Diante de tudo isso, a forte tradição autocrática do Brasil assombra os mais incautos como se fosse essa uma vocação nossa. Pior, os candidatos que se autointitulam democratas, que pretendem transformar a luta de classes em uma disputa eleitoral do ódio contra o amor, pouco se interessam pelo tema. O fato é que Bolsonaro – o Poder Executivo – já deixou claro que ainda não deu um golpe porque não possui força para isso. O STF – cérebro do Poder Judiciário –, em suas lamentações professorais, pode ter perdido a chance de ouro de realizar um tipo simpático de ditadura da toga através do lava-jatismo. O Congresso, no entanto, parece ainda ruminar uma saída para si. Não devemos duvidar que aquela alcova está ensaiando sua hora e sua vez. Quem sabe através de um “grande acordo nacional”? Quem sabe não seja a hora de uma frente ampla de pilantras que seduza essa burguesia voraz, mas que anda um tanto atônita?
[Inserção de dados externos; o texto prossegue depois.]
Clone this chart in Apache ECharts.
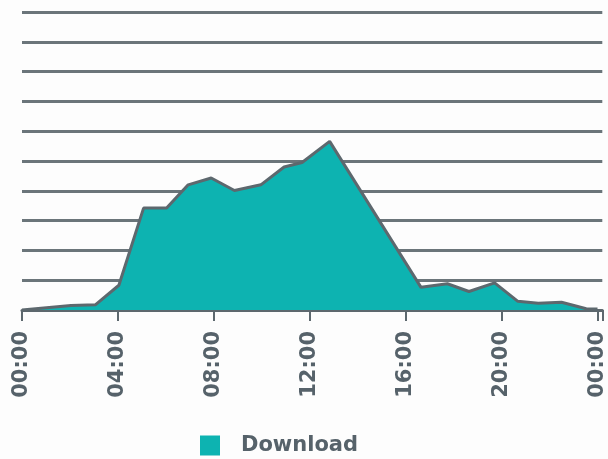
<!DOCTYPE html>
<html>
<head>
<meta charset="utf-8">
<script src="https://cdn.jsdelivr.net/npm/echarts@6/dist/echarts.min.js"></script>
<style>
  html, body { margin: 0; padding: 0; background: #fdfdfd; }
  #chart { width: 608px; height: 459px; }
</style>
</head>
<body>
<div id="chart"></div>
<script>
  // hour of day (x) and download level (y)
  const hours = [0, 2.04, 3.07, 4.04, 5.07, 6.03, 6.93, 7.89, 8.86, 9.96, 10.93, 11.68, 12.83,
                 16.64, 17.74, 18.64, 19.71, 20.68, 21.53, 22.5, 23.53, 24];
  const download = [0, 0.15, 0.18, 0.83, 3.42, 3.42, 4.2, 4.43, 4.01, 4.2, 4.8, 4.95, 5.66,
                    0.76, 0.88, 0.62, 0.91, 0.29, 0.23, 0.26, 0.04, 0.03];
  const tickHours = [0, 4, 8, 12, 16, 20, 24];
  const seriesName = 'Download';

  const gray = '#5d686e';
  const teal = '#0db3b1';

  let points = [];
  for (let i = 0; i < hours.length; i++) {
      points.push([hours[i], download[i]]);
  }

  var myChart = echarts.init(document.getElementById('chart'));
  var option = {
      backgroundColor: '#fdfdfd',
      animation: false,
      textStyle: { fontFamily: 'DejaVu Sans' },
      grid: { left: 22, right: 0, top: 12, bottom: 149 },
      legend: {
          data: [seriesName],
          left: 195,
          top: 430,
          icon: 'rect',
          itemWidth: 20,
          itemHeight: 20,
          textStyle: {
              color: '#56626a',
              fontSize: 21,
              fontWeight: 'bold',
              fontFamily: 'DejaVu Sans',
              padding: [0, 0, 0, 16]
          }
      },
      xAxis: {
          type: 'value',
          min: 0,
          max: 24.2,
          interval: 4,
          splitLine: { show: false },
          axisLine: { show: true, lineStyle: { color: gray, width: 3 } },
          axisTick: { show: true, length: 11, lineStyle: { color: gray, width: 2 } },
          axisLabel: {
              rotate: 90,
              margin: 21,
              color: '#56626a',
              fontSize: 21,
              fontWeight: 'bold',
              fontFamily: 'DejaVu Sans',
              formatter: function (v) {
                  if (tickHours.indexOf(v) < 0) return '';
                  let h = v % 24;
                  return (h < 10 ? '0' : '') + h + ':00';
              }
          }
      },
      yAxis: {
          type: 'value',
          min: 0,
          max: 10,
          interval: 1,
          axisLine: { show: false },
          axisTick: { show: false },
          axisLabel: { show: false },
          splitLine: { lineStyle: { color: '#6b757a', width: 3 } }
      },
      series: [{
          name: seriesName,
          type: 'line',
          symbol: 'none',
          smooth: false,
          itemStyle: { color: teal },
          lineStyle: { color: gray, width: 3 },
          areaStyle: { color: teal, opacity: 1 },
          data: points
      }]
  };
  myChart.setOption(option);
</script>
</body>
</html>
É preciso não se iludir com doces sonhos democráticos e republicanos – os quais nem Montesquieu acreditava tanto assim. Há uma horda de trambiqueiros dispostos a tudo, a qualquer picaretagem para salvar seus cargos, seus orçamentos e seus negócios. É precisamente essa gente que aparenta estar completamente acima dos diferentes interesses das classes sociais, que parecem representar o bem comum, a ordem e toda essa fraseologia. Bolsonaro acirrou a bagunça que tomou a Nova República nos últimos anos. A classe trabalhadora ainda lambe suas feridas de décadas de derrota, enquanto a burocracia operária petista rifa o futuro em troca de cargos fugazes. Entre a burguesia, não despontou, até agora, nenhum setor capaz de unir toda a classe capitalista numa saída unívoca, ou capaz de encabeçar sozinho uma solução política independente dos demais setores burgueses. Entre os poderes da República, portanto, é possível que prevaleça o salve-se-quem-puder, a imposição do mais forte e os acordos covardes de gabinete. Os digníssimos democratas de hoje, amanhã podem estar negociando anistias e silêncios com generais, ministros e parlamentares. E é em meio a tudo isso que, talvez, o Congresso planeje finalmente dar sua contribuição derradeira na história da autocracia burguesa no Brasil. Aquele que sobreviver verá.